Also, take note of the iterative calculations made in the code. Within the code, we must initalize values for the initial velocity and momentum, position, mass, and charge of the particle, and magnetic field present in the location of the electron. In the iterative calculations, we must update the value of the magnetic force, as it is constantly changing directions since the electron's velocity is also changing in direction. Similarly, a net force causes a change in momentum, so we must update the momentum and velocity of the particle by utilizing the momentum principle where the derivative of momentum with respect to time is equivalent to the net force acting upon the particle. Furthermore, we update the particle's position and extend and append the trail with the particle's current location to display the path.

Examples

We can now consider several example problems related to this topic.

Simple

Question:

An electron moves with velocity [math]\displaystyle{ {\vec v = \langle 3.0\times10^6,\;0,\;0\rangle\ \text{m/s}} }[/math] in a magnetic field [math]\displaystyle{ {\vec B = \langle 0,\;0.15,\;0\rangle\ \text{T}} }[/math].

What is the magnetic force on the electron? Use [math]\displaystyle{ {q = -1.6\times10^{-19}\ \text{C}} }[/math].

Solution:

The magnetic force on a moving charge is given by

[math]\displaystyle{ {\vec F = q\vec v \times \vec B}. }[/math]

First, we write the velocity and magnetic field vectors in component form:

[math]\displaystyle{ {\vec v = \langle 3.0\times10^6,\;0,\;0\rangle} }[/math] [math]\displaystyle{ {\vec B = \langle 0,\;0.15,\;0\rangle}. }[/math]

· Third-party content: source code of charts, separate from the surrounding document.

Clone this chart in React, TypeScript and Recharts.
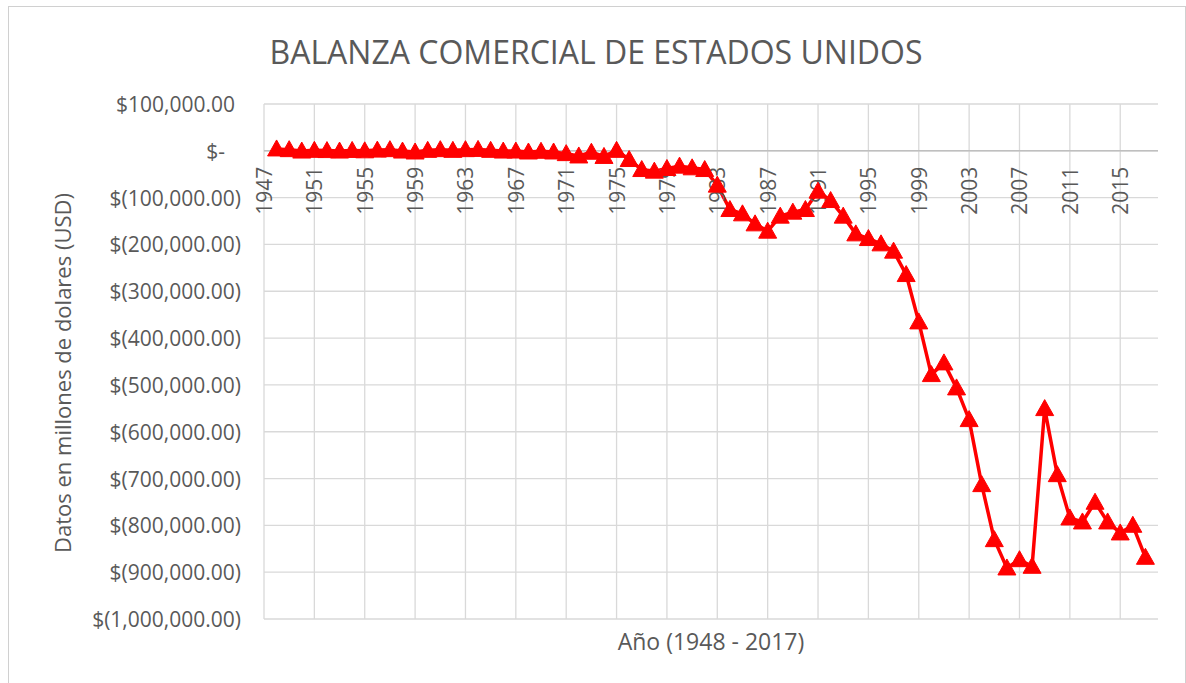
import React from 'react';
import { LineChart, Line, XAxis, YAxis, CartesianGrid, ReferenceLine, ReferenceDot } from 'recharts';

const chartTitle = 'BALANZA COMERCIAL DE ESTADOS UNIDOS';
const yTitle = 'Datos en millones de dolares (USD)';
const xTitle = 'Año (1948 - 2017)';

const years = [
  1948, 1949, 1950, 1951, 1952, 1953, 1954, 1955, 1956, 1957,
  1958, 1959, 1960, 1961, 1962, 1963, 1964, 1965, 1966, 1967,
  1968, 1969, 1970, 1971, 1972, 1973, 1974, 1975, 1976, 1977,
  1978, 1979, 1980, 1981, 1982, 1983, 1984, 1985, 1986, 1987,
  1988, 1989, 1990, 1991, 1992, 1993, 1994, 1995, 1996, 1997,
  1998, 1999, 2000, 2001, 2002, 2003, 2004, 2005, 2006, 2007,
  2008, 2009, 2010, 2011, 2012, 2013, 2014, 2015, 2016, 2017,
];

const balance = [
  4000, 2500, -500, 1000, 500, -500, 800, 0, 1500, 2500,
  -500, -2500, 1000, 2500, 1000, 2500, 3000, 1000, -500, -500,
  -2500, -1000, -2500, -6000, -11000, -3000, -12000, 1000, -18600, -40000,
  -43400, -37800, -32700, -36300, -40000, -73300, -125400, -134600, -156000, -171600,
  -139500, -131000, -125400, -86100, -106200, -139500, -177400, -187400, -198700, -214300,
  -264300, -365400, -478000, -453000, -506400, -574100, -713000, -830500, -891000, -873300,
  -887400, -550600, -691700, -784200, -792700, -750600, -792700, -816200, -799800, -868200,
];

const xDomain = [1947, 2018];
const xTicks = [1947, 1951, 1955, 1959, 1963, 1967, 1971, 1975, 1979, 1983, 1987, 1991, 1995, 1999, 2003, 2007, 2011, 2015];
const yTicks = [100000, 0, -100000, -200000, -300000, -400000, -500000, -600000, -700000, -800000, -900000, -1000000];

const data = years.map((year, i) => ({ year, value: balance[i] }));

const FONT = '"Open Sans", sans-serif';
const TEXT = '#595959';
const GRID = '#d9d9d9';

const withCommas = (n: number) => n.toFixed(2).replace(/\B(?=(\d{3})+(?!\d))/g, ',');
const fmtMoney = (v: number) => {
  if (v === 0) return '$-';
  if (v > 0) return '$' + withCommas(v);
  return '$(' + withCommas(Math.abs(v)) + ')';
};

const YTick = (props: any) => {
  const { x, y, payload } = props;
  const v = payload.value as number;
  const dx = v < 0 ? -23 : v === 0 ? -39 : -29;
  return (
    <text x={x + dx} y={y} textAnchor="end" dominantBaseline="central" fill={TEXT} fontSize={21} fontFamily={FONT}>
      {fmtMoney(v)}
    </text>
  );
};

const XLabel = (props: any) => {
  const { cx, cy, year } = props;
  if (cx == null || cy == null) return null;
  const yy = cy + 16;
  return (
    <text
      x={cx}
      y={yy}
      transform={`rotate(-90 ${cx} ${yy})`}
      textAnchor="end"
      dominantBaseline="central"
      fill={TEXT}
      fontSize={21}
      fontFamily={FONT}
    >
      {year}
    </text>
  );
};

const Tri = (props: any) => {
  const { cx, cy } = props;
  if (cx == null || cy == null) return null;
  return (
    <polygon
      points={`${cx},${cy - 9} ${cx + 9},${cy + 7} ${cx - 9},${cy + 7}`}
      fill="#ff0000"
      stroke="#ff0000"
      strokeWidth={1}
      strokeLinejoin="miter"
    />
  );
};

export default function App() {
  return (
    <div style={{ position: 'absolute', left: 0, top: 0, width: 1186, height: 683, overflow: 'hidden', background: '#fff' }}>
      <div
        style={{
          position: 'absolute',
          left: 8,
          top: 6,
          width: 1178,
          height: 700,
          border: '1px solid #d0d0d0',
          boxSizing: 'border-box',
        }}
      />
      <LineChart
        width={1186}
        height={683}
        data={data}
        margin={{ top: 104, right: 28, bottom: 64, left: 0 }}
        style={{ position: 'absolute', left: 0, top: 0 }}
      >
        <CartesianGrid stroke={GRID} strokeWidth={1.3} vertical={false} />
        <XAxis
          type="number"
          dataKey="year"
          domain={xDomain}
          ticks={xTicks}
          interval={0}
          axisLine={false}
          tickLine={false}
          tick={false}
          height={0}
        />
        <YAxis
          type="number"
          domain={[-1000000, 100000]}
          ticks={yTicks}
          interval={0}
          width={264}
          axisLine={false}
          tickLine={false}
          tickSize={0}
          tickMargin={0}
          tick={<YTick />}
        />
        {xTicks.map((t) => (
          <ReferenceLine key={'g' + t} x={t} stroke={GRID} strokeWidth={1.3} />
        ))}
        <ReferenceLine y={0} stroke="#bfbfbf" strokeWidth={1.5} />
        {xTicks.map((t) => (
          <ReferenceDot key={'l' + t} x={t} y={0} r={0} shape={(p: any) => <XLabel {...p} year={t} />} />
        ))}
        <Line
          type="linear"
          dataKey="value"
          stroke="#ff0000"
          strokeWidth={3.5}
          strokeLinejoin="round"
          dot={<Tri />}
          activeDot={false}
          isAnimationActive={false}
        />
      </LineChart>
      <div
        style={{
          position: 'absolute',
          left: 596,
          top: 51,
          transform: 'translate(-50%, -50%)',
          whiteSpace: 'nowrap',
          fontFamily: FONT,
          fontSize: 32,
          color: TEXT,
        }}
      >
        {chartTitle}
      </div>
      <div
        style={{
          position: 'absolute',
          left: 62,
          top: 373,
          transform: 'translate(-50%, -50%) rotate(-90deg)',
          whiteSpace: 'nowrap',
          fontFamily: FONT,
          fontSize: 22,
          color: TEXT,
        }}
      >
        {yTitle}
      </div>
      <div
        style={{
          position: 'absolute',
          left: 711,
          top: 641,
          transform: 'translate(-50%, -50%)',
          whiteSpace: 'nowrap',
          fontFamily: FONT,
          fontSize: 23,
          color: TEXT,
        }}
      >
        {xTitle}
      </div>
    </div>
  );
}
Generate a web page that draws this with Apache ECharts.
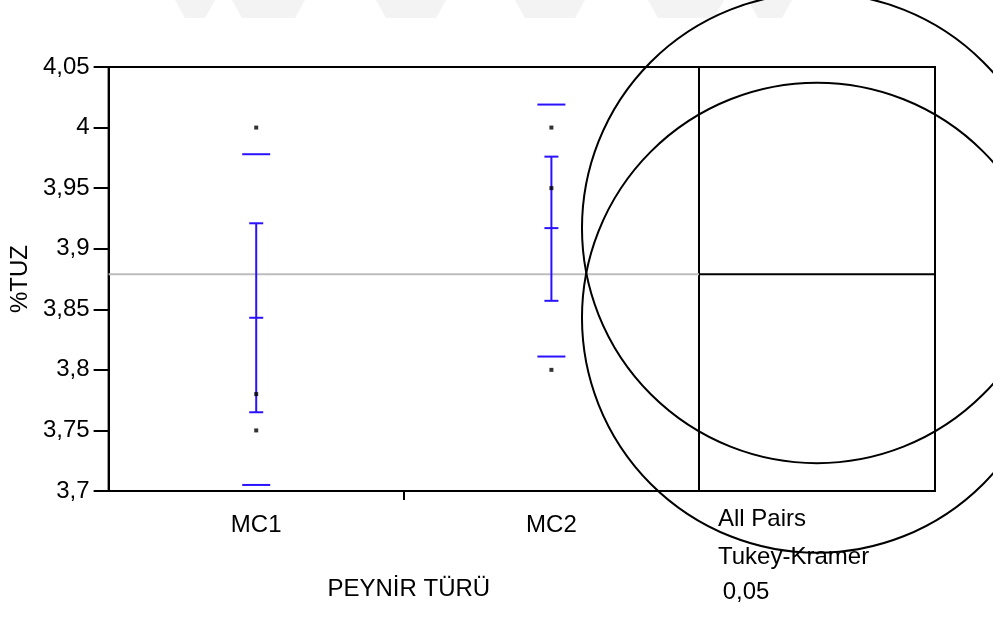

We now compute the cross product [math]\displaystyle{ {\vec v \times \vec B} }[/math]. The velocity points along +x, and the field points along +y. The cross product of +x with +y points along +z. The determinant form looks like this:

[math]\displaystyle{ { \vec v \times \vec B = \begin{vmatrix} \hat i & \hat j & \hat k\\ 3.0\times10^6 & 0 & 0\\ 0 & 0.15 & 0 \end{vmatrix} = \langle 0,\;0,\;4.5\times10^5\rangle }. }[/math]

This is the result for a hypothetical positive charge. To find the physical force, we multiply by the electron charge:

[math]\displaystyle{ { \vec F = q(\vec v \times \vec B) = (-1.6\times10^{-19})\langle 0,\;0,\;4.5\times10^5\rangle = \langle 0,\;0,\;-7.2\times10^{-14}\rangle\ \text{N} }. }[/math]

So the electron feels a force of magnitude [math]\displaystyle{ {7.2\times10^{-14}\ \text{N}} }[/math] in the negative z direction. The negative sign in the charge flipped the direction from +z to -z.

Middling

Question:

A proton moves perpendicular to a uniform magnetic field of magnitude [math]\displaystyle{ {B = 0.20\ \text{T}} }[/math]. The speed of the proton is [math]\displaystyle{ {v = 3.0\times10^6\ \text{m/s}} }[/math].

What is the radius of the circular path that the proton follows?

Use [math]\displaystyle{ {m_p = 1.67\times10^{-27}\ \text{kg}} }[/math] and [math]\displaystyle{ {q_p = 1.6\times10^{-19}\ \text{C}} }[/math].

Solution:

When a charged particle moves in a direction that is perpendicular to a magnetic field, the magnetic force is always perpendicular to its velocity. This constant perpendicular force causes circular motion.

The magnetic force is

[math]\displaystyle{ {|\vec F| = qvB}. }[/math]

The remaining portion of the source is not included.